Abstract

The electrochemical nitrogen reduction reaction (NRR) to ammonia (NH₃) is a promising alternative route for an NH₃ synthesis at ambient conditions to the conventional high temperature and pressure Haber-Bosch process without the need for hydrogen gas. Single metal ions or atoms are attractive candidates for the catalytic activation of non-reactive nitrogen (N₂), and for future targeted improvement of NRR catalysts, it is of utmost importance to get detailed insights into structure-performance relationships and mechanisms of N₂ activation in such structures. Here, we report density functional theory studies on the NRR catalyzed by single Au and Fe atoms supported in graphitic C₂N materials.
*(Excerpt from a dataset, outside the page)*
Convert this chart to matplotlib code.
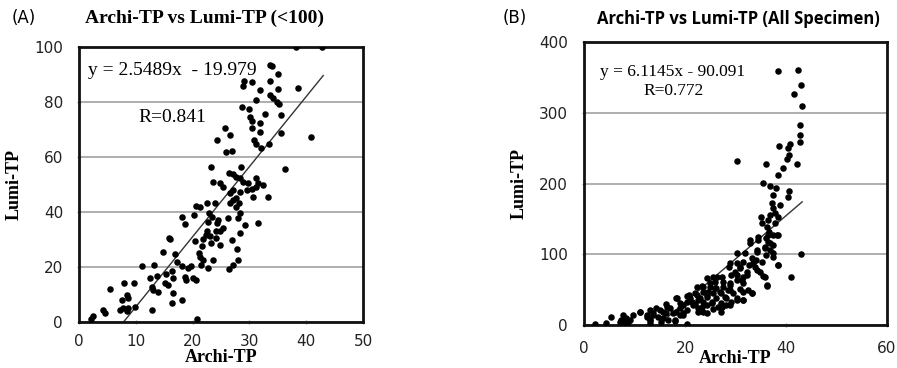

Our results show that the metal atoms present in the structure of C₂N are the reactive sites, which catalyze the aforesaid reaction by strong adsorption and activation of N₂. We further demonstrate that a lower onset electrode potential is required for Fe-C₂N than for Au-C₂N. Thus, Fe-C₂N is theoretically predicted to be a potentially better NRR catalyst at ambient conditions than Au-C₂N owing to the larger adsorption energy of N₂ molecules. Furthermore, we have experimentally shown that single sites of Au and Fe supported on nitrogen-doped porous carbon are indeed active NRR catalysts. However, in contrast to our theoretical results, the Au-based catalyst performed slightly better with a Faradaic efficiency (FE) of 10.1% than the Fe-based catalyst with an FE of 8.4% at -0.2 V vs. RHE. The DFT calculations suggest that this difference is due to the competitive hydrogen evolution reaction and higher desorption energy of ammonia.